DAVID Cameron appears to be edging his way towards a formal acceptance that the UK will take some Syrian refugees as pressure from within and outwith the Coalition mounts ahead of a Commons vote next week.
The Prime Minister has said he is now "open-minded" about Britain taking some refugees. No 10 has signalled that agencies on the ground in the refugee camps are being asked to identify the most extreme hardship cases: children have been orphaned in the conflict and others have terrible injuries.
Unlike other European countries, the UK has thus far steadfastly refused to take any refugees, rather concentrating on leading the humanitarian assistance drive with taxpayers having pledged or given £600 million. It has also taken in more than 1000 asylum seekers.
But calls for the UK to do more are growing within Westminster, raising the prospect Mr Cameron will move in the next few days to avoid humiliating defeat if the Liberal Democrats side with Labour in the forthcoming Commons vote.
Sources close to Nick Clegg made clear the Deputy Prime Minister believes the moral case for taking in refugees from the Syrian civil war is "overwhelming" and that the LibDems had been arguing the case for weeks.

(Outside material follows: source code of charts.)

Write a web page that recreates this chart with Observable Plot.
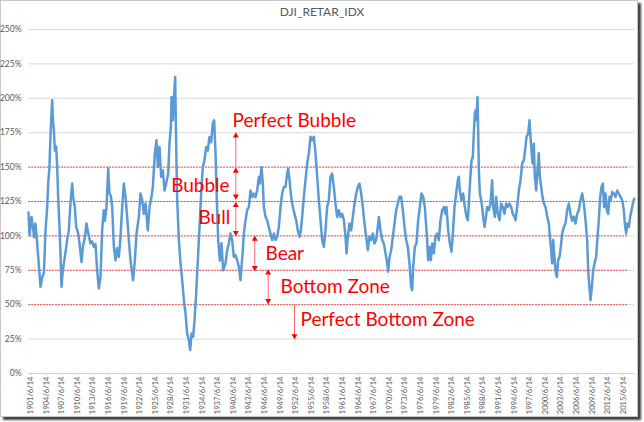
<!DOCTYPE html>
<html><head><meta charset="utf-8">
<script src="https://cdn.jsdelivr.net/npm/d3@7"></script>
<script src="https://cdn.jsdelivr.net/npm/@observablehq/plot@0.6"></script>
<style>
body{margin:0;background:#fff;}
#frame{position:absolute;left:0;top:0;width:636px;height:415px;border:1px solid #c8c8c8;box-shadow:3px 3px 2px rgba(0,0,0,0.75);background:#fff;}
#title{position:absolute;left:0;top:4px;width:644px;text-align:center;font:12px Lato, sans-serif;color:#595959;}
#chart{position:absolute;left:0;top:22px;}
</style></head><body>
<div id="frame"></div>
<div id="title">DJI_RETAR_IDX</div>
<div id="chart"></div>
<script>
// [decimal year, index %]
const series = [
[1901.07,117],[1901.26,100.5],[1901.64,113.8],[1901.9,106.5],[1902.16,99],[1902.4,109],[1902.73,94.7],[1902.93,84.7],[1903.18,72.9],[1903.37,63],[1903.7,70],[1904.02,72.9],[1904.34,104],[1904.66,121],[1904.85,138],[1905.1,150],[1905.3,174],[1905.62,198.6],[1905.75,185],[1905.94,177],[1906.13,162],[1906.39,165],[1906.58,150],[1906.77,128],[1907.03,106.5],[1907.22,87],[1907.41,63],[1907.67,75],[1908.05,84.7],[1908.5,97],[1908.82,104],[1909.14,124],[1909.46,138],[1909.66,128],[1909.98,121],[1910.23,106.5],[1910.62,102],[1910.87,94.7],[1911.26,81],[1911.52,92],[1911.9,99],[1912.22,109],[1912.54,102],[1912.99,94.7],[1913.31,96],[1913.63,92],[1913.95,94],[1914.27,75],[1914.59,61.8],[1914.91,70],[1915.23,104],[1915.55,118.7],[1915.75,111],[1916.07,121],[1916.39,149],[1916.64,130.8],[1916.9,129],[1917.16,121],[1917.48,92],[1917.8,82.3],[1918.12,91],[1918.44,84.7],[1918.76,99],[1919.08,121],[1919.4,138],
[1919.72,128.4],[1920.04,113.8],[1920.36,96.9],[1920.68,82.3],[1921.0,72.7],[1921.19,67.8],[1921.51,82],[1921.84,101.7],[1922.28,113.8],[1922.6,130.8],[1922.93,126],[1923.25,116],[1923.57,123.5],[1924.01,104],[1924.34,121],[1924.72,128.4],[1924.98,135.6],[1925.36,160],[1925.68,169.5],[1925.94,150],[1926.26,164.7],[1926.58,142.9],[1926.9,147.7],[1927.22,133],[1927.54,138],[1927.93,145.3],[1928.18,167],[1928.44,179],[1928.57,201],[1928.82,184],[1929.02,198.6],[1929.27,215.5],[1929.46,167],[1929.66,126],[1929.98,97],[1930.3,80],[1930.62,67.8],[1930.94,53.3],[1931.26,43.6],[1931.58,29],[1931.9,24.2],[1932.16,17],[1932.41,29],[1932.73,26.6],[1932.99,38.7],[1933.31,58],[1933.63,82.3],[1933.95,106.5],[1934.27,130.8],[1934.59,150],[1934.91,155],[1935.23,164.7],[1935.55,162],[1935.87,171.9],[1936.19,168],[1936.51,182],[1936.77,184],[1937.03,160],[1937.28,126],[1937.54,97],[1937.86,82],[1938.18,94.7],[1938.5,75],
[1938.95,80],[1939.27,89.6],[1939.59,94.5],[1939.91,101.7],[1940.23,97],[1940.55,84.7],[1940.87,86],[1941.19,82.3],[1941.51,77.5],[1941.83,67.8],[1942.03,77.5],[1942.28,89.6],[1942.48,101.7],[1942.8,111.4],[1943.12,118.7],[1943.44,121],[1943.76,133],[1944.08,128.2],[1944.4,130.8],[1944.72,128.2],[1945.04,133],[1945.36,142.9],[1945.55,138],[1945.87,150],[1946.13,138],[1946.32,121],[1946.64,113.8],[1946.96,111.4],[1947.28,106.5],[1947.6,101.7],[1947.92,97],[1948.24,101.7],[1948.57,97],[1948.89,99.4],[1949.21,106.5],[1949.53,121],[1949.85,130.8],[1950.17,135.6],[1950.49,135.6],[1950.81,145.3],[1951.0,149],[1951.26,140.5],[1951.58,128.4],[1951.9,121],[1952.22,116],[1952.54,111.4],[1952.86,104],[1953.18,99.4],[1953.44,104],[1953.69,113.8],[1954.01,128.4],[1954.33,140.5],[1954.65,152.6],[1954.98,160],[1955.3,172],[1955.62,169.5],[1955.94,172],[1956.26,160],[1956.58,142.9],[1956.9,126],[1957.22,111.4],[1957.54,97],[1957.86,92.1],[1958.18,104],[1958.5,121],
[1958.82,126],[1959.14,142.9],[1959.46,145.3],[1959.78,135.6],[1960.1,123.5],[1960.42,113.8],[1960.74,118.7],[1961.06,113.8],[1961.39,116],[1961.71,111.4],[1962.03,99.4],[1962.22,87.3],[1962.47,99.4],[1962.8,109],[1963.12,104],[1963.44,113.8],[1963.76,123.5],[1964.08,130.8],[1964.4,135.6],[1964.72,138],[1965.04,130.8],[1965.36,121],[1965.68,109],[1966.0,99.4],[1966.32,89.6],[1966.64,99.4],[1966.96,97],[1967.28,101.7],[1967.6,94.5],[1967.92,97],[1968.24,106.5],[1968.44,113.8],[1968.76,104],[1969.08,97],[1969.4,94.5],[1969.72,87.3],[1970.04,80],[1970.23,74],[1970.49,84.7],[1970.81,89.6],[1971.13,99.4],[1971.45,109],[1971.77,118.7],[1972.09,123.5],[1972.41,128.4],[1972.73,128.4],[1973.05,118.7],[1973.37,106.5],[1973.69,97],[1974.01,92],[1974.33,80],[1974.65,63],[1974.85,60.6],[1975.04,77.5],[1975.36,92],[1975.68,94.5],[1976.0,111.4],[1976.32,121],[1976.64,130.8],[1976.96,128.4],[1977.28,121],
[1977.73,96.9],[1977.92,82.3],[1978.18,92],[1978.44,82.3],[1978.69,94.5],[1979.01,87.3],[1979.33,99.4],[1979.65,101.7],[1979.97,96.9],[1980.29,111.4],[1980.62,118.7],[1980.94,121],[1981.26,116],[1981.45,121],[1981.77,104],[1982.09,94.5],[1982.41,88.5],[1982.67,101.7],[1982.99,121],[1983.31,130.8],[1983.63,140.5],[1983.82,143],[1984.01,133],[1984.33,126],[1984.65,130.8],[1984.97,121],[1985.29,113.8],[1985.55,111.4],[1985.74,123.5],[1986.0,140.5],[1986.26,155],[1986.51,157.3],[1986.7,174.4],[1986.9,189],[1987.03,191.3],[1987.22,184],[1987.41,201],[1987.54,177],[1987.67,148],[1987.86,130.8],[1988.12,126],[1988.31,121],[1988.5,113.8],[1988.76,106.5],[1988.95,111.4],[1989.27,121],[1989.59,118.7],[1989.91,123.5],[1990.23,140.5],[1990.42,121],[1990.74,113.8],[1991.0,128.4],[1991.32,116],[1991.64,111.4],[1991.96,123.5],[1992.28,121],[1992.6,116],[1992.92,123.5],[1993.24,121],[1993.56,123.5],[1993.88,121],[1994.2,116],[1994.53,113.8],[1994.72,111.4],[1995.04,121],[1995.36,133],[1995.68,140.5],[1996.0,152.6],[1996.32,155],
[1996.64,164.7],[1996.83,172],[1997.15,174.4],[1997.41,184],[1997.6,172],[1997.79,162.3],[1997.99,152.6],[1998.24,167],[1998.43,143],[1998.69,133],[1998.95,148],[1999.2,160],[1999.4,143],[1999.65,135.6],[1999.91,128.4],[2000.17,123.5],[2000.49,121],[2000.81,114],[2001.13,109],[2001.32,99.4],[2001.58,89.6],[2001.77,80],[2001.96,97],[2002.15,87.3],[2002.41,75],[2002.67,70],[2002.92,82.3],[2003.18,84.7],[2003.43,92],[2003.69,101.7],[2004.01,106.5],[2004.33,109],[2004.65,118.7],[2004.97,123.5],[2005.29,116],[2005.61,111],[2005.93,114],[2006.26,109],[2006.58,116],[2006.9,118.7],[2007.22,126],[2007.54,130.8],[2007.86,123.5],[2008.18,111.4],[2008.5,97],[2008.69,75],[2008.88,65.3],[2009.14,53.3],[2009.4,63],[2009.65,75],[2009.91,80],[2010.23,84.7],[2010.49,99.4],[2010.74,111.4],[2011.0,128.4],[2011.26,135.6],[2011.51,138],[2011.77,121],[2012.03,130.8],[2012.28,118.7],[2012.54,116],[2012.8,128.4],[2013.05,126],[2013.31,132],[2013.63,130.8],[2013.95,128.4],[2014.27,133],[2014.59,130.8],[2014.91,128.4],[2015.23,126],[2015.55,118.7],[2015.74,109],[2016.0,101.7],[2016.19,109],[2016.51,106.5],[2016.77,114],[2017.03,118.7],[2017.28,123.5],[2017.54,127]
];
const yTicks = [0,25,50,75,100,125,150,175,200,225,250];
const zoneLevels = [50,75,100,125,150];
const tickYears = d3.range(1901, 2016, 3); // labels "YYYY/6/14"
const xStart = 1901.065, xEnd = 2017.6, zoneEnd = 2016.45;
const title = "DJI_RETAR_IDX";
// zone annotations
const labels = [
  {text:"Perfect Bubble", year:1940.3, value:183.4},
  {text:"Bubble", year:1928.5, value:136.1},
  {text:"Bull", year:1933.76, value:113.1},
  {text:"Bear", year:1946.64, value:86.7},
  {text:"Bottom Zone", year:1949.53, value:62.7},
  {text:"Perfect Bottom Zone", year:1953.37, value:38.7}
];
const arrows = [
  {year:1940.93, lo:150, hi:175, headLo:false, headHi:true},
  {year:1940.93, lo:126.5, hi:149.5, headLo:true, headHi:true},
  {year:1940.93, lo:100, hi:124.5, headLo:true, headHi:true},
  {year:1944.58, lo:74.5, hi:100, headLo:true, headHi:true},
  {year:1947.16, lo:50.5, hi:75.5, headLo:true, headHi:true},
  {year:1952.22, lo:25, hi:50, headLo:true, headHi:false}
];

document.getElementById("title").textContent = title;
const toDate = y => { const yr = Math.floor(y), a = Date.UTC(yr,0,1), b = Date.UTC(yr+1,0,1); return new Date(a + (y-yr)*(b-a)); };
const data = series.map(([y,v]) => ({date: toDate(y), value: v}));
const tickDates = tickYears.map(y => new Date(Date.UTC(y,5,14)));
const arrowData = arrows.map(a => ({...a, date: toDate(a.year)}));
const upHeads = arrowData.filter(a => a.headHi).map(a => ({date:a.date, value:a.hi}));
const downHeads = arrowData.filter(a => a.headLo).map(a => ({date:a.date, value:a.lo}));
const labelData = labels.map(l => ({...l, date: toDate(l.year)}));
const red = "#ff0000";

const plot = Plot.plot({
  width: 644, height: 400,
  marginLeft: 28, marginRight: 10, marginTop: 7, marginBottom: 49,
  style: {background: "transparent", fontFamily: "Lato, sans-serif", overflow: "visible"},
  x: {type: "utc", domain: [toDate(xStart), toDate(xEnd)]},
  y: {domain: [0, 250]},
  marks: [
    Plot.gridY(yTicks, {stroke: "#d9d9d9", strokeOpacity: 1}),
    Plot.ruleY(zoneLevels, {x1: toDate(xStart), x2: toDate(zoneEnd), stroke: red, strokeOpacity: 0.6, strokeDasharray: "2,1", strokeWidth: 1}),
    Plot.ruleY([0], {stroke: "#cfcfcf"}),
    Plot.axisY(yTicks, {tickFormat: d => d + "%", tickSize: 0, tickPadding: 7, fontSize: 8.5, fill: "#595959", label: null}),
    Plot.axisX(tickDates, {tickFormat: d => `${d.getUTCFullYear()}/6/14`, tickRotate: -90, tickSize: 2, tickPadding: 1, fontSize: 7.6, fill: "#595959", stroke: "#cfcfcf", label: null}),
    Plot.line(data, {x: "date", y: "value", stroke: "#5b9bd5", strokeWidth: 2.5, strokeLinejoin: "round"}),
    Plot.link(arrowData, {x1: "date", x2: "date", y1: "lo", y2: "hi", stroke: "#ff6666", strokeWidth: 1}),
    Plot.dot(upHeads, {x: "date", y: "value", symbol: "triangle", r: 2.2, fill: red, stroke: "none", dy: 3.2}),
    Plot.dot(downHeads, {x: "date", y: "value", symbol: "triangle", r: 2.2, fill: red, stroke: "none", rotate: 180, dy: -3.2}),
    Plot.text(labelData, {x: "date", y: "value", text: "text", textAnchor: "start", lineAnchor: "middle", fill: red, fontSize: 19, fontFamily: "Lato, sans-serif"})
  ]
});
document.getElementById("chart").appendChild(plot);
</script>
</body></html>
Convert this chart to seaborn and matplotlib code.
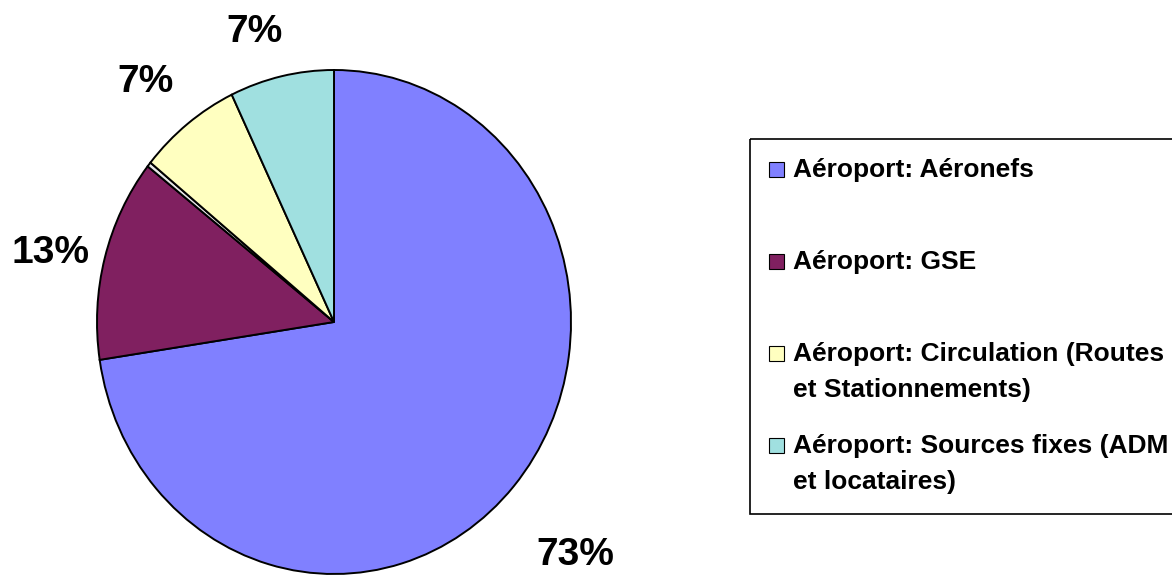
import numpy as np
import matplotlib
matplotlib.use("Agg")
import matplotlib.pyplot as plt
import matplotlib.transforms as mtransforms
from matplotlib.patches import Rectangle
import seaborn as sns

# slices, clockwise from 12 o'clock (the tiny unnamed one has no legend entry)
categories = [
    "Aéroport: Aéronefs",
    "Aéroport: GSE",
    "",
    "Aéroport: Circulation (Routes\net Stationnements)",
    "Aéroport: Sources fixes (ADM\net locataires)",
]
shares = [72.6, 13.0, 0.3, 7.0, 7.1]
colors = ["#8080FF", "#802060", "#E6E6E6", "#FFFFC0", "#A0E0E0"]

sns.set_theme(style="white")
plt.rcParams["font.family"] = ["Liberation Sans", "DejaVu Sans"]
plt.rcParams["font.weight"] = "bold"
plt.rcParams["text.color"] = "black"

W, H = 1172, 575
fig = plt.figure(figsize=(W / 100, H / 100), dpi=100)
fig.patch.set_facecolor("white")
# pixel coordinates, origin top-left
px = mtransforms.Affine2D().scale(1 / W, -1 / H).translate(0, 1) + fig.transFigure

# pie axes (slightly taller than wide, as in the original)
cx, cy, rx, ry = 334, 322, 237, 252
ax = fig.add_axes([(cx - rx) / W, 1 - (cy + ry) / H, 2 * rx / W, 2 * ry / H])


def pct_fmt(p):
    return "%.0f%%" % p if p >= 1 else ""


wedges, texts, autotexts = ax.pie(
    shares,
    colors=colors,
    startangle=90,
    counterclock=False,
    autopct=pct_fmt,
    pctdistance=1.22,
    wedgeprops=dict(edgecolor="black", linewidth=1.4),
    textprops=dict(fontsize=28, fontweight="bold", color="black"),
)
ax.set_aspect("auto")
ax.set_xlim(-1, 1)
ax.set_ylim(-1, 1)
ax.axis("off")
for w in wedges:
    w.set_clip_on(False)

# label placement: distance from centre and small angular nudge per slice
label_dist = [1.37, 1.23, 1.2, 1.25, 1.21]
label_nudge = [-1.2, 1.4, 0, 1.3, 3.4]
for w, t, d, n in zip(wedges, autotexts, label_dist, label_nudge):
    a = np.deg2rad((w.theta1 + w.theta2) / 2 + n)
    t.set_position((d * np.cos(a), d * np.sin(a) - 0.012))

# legend box, drawn by hand so markers sit on the first text line
fig.add_artist(Rectangle((750, 139), 450, 375, transform=px, fill=False,
                         edgecolor="black", linewidth=1.2, clip_on=False))
baselines = [177, 269, 361, 453]
line_step = 35.5
row = 0
for name, col in zip(categories, colors):
    if not name:
        continue
    b = baselines[row]
    fig.add_artist(Rectangle((769, b - 15), 15, 15, transform=px,
                             facecolor=col, edgecolor="black", linewidth=0.8))
    for k, line in enumerate(name.split("\n")):
        fig.text(793, b + k * line_step, line, transform=px, fontsize=19,
                 fontweight="bold", va="baseline", ha="left", color="black")
    row += 1

fig.savefig("out.png", dpi=100, facecolor="white")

One senior LibDem source said: "The Coalition Government has been the most generous in the world when it comes to helping with the humanitarian crisis in Syria and it would be completely self-defeating to allow ourselves to be painted as the least generous.
"The Liberal Democrats will continue to make the case around the Cabinet table. We have yet to gain the agreement of our Conservative colleagues but we remain hopeful that we will."
Sir Menzies Campbell, the former LibDem leader, said: "The children of Syria have suffered grievously and disproportionately. Surely, we can find it in ourselves to admit as refugees those who have been orphaned, disabled or traumatised?"
Labour has urged the UK Government to take several hundred refugees. Douglas Alexander, the Shadow Foreign Secretary, told the Herald that Mr Cameron had failed to convince some on his own side of his decision not to take in some refugees.
He said that Labour would be "seeking to build cross-party support" for its motion between now and the vote.
Mr Alexander, who has visited Syrian refugee camps, added: "I hope in the days ahead we can get the Government to recognise the strength of feeling and argument that, complementary to the humanitarian work, there's more that can be done and should be done."
But Conservative backbencher Andrew Mitchell, the former International Development Secretary, said that while the PM was "absolutely right to look at some cases", allowing Syrians into the UK was "not going to resolve this catastrophic situation". The wish of the vast majority, he added, was "to return to their homeland".
More than 130,000 people are believed to have been killed in the Syrian conflict. Around eight million of the country's 22 million people have been driven from their homes and 11 million are in need of international aid.
The UNHCR - the United Nations refugee agency - is appealing for Western countries to resettle 30,000 of those trapped in the region around Syria.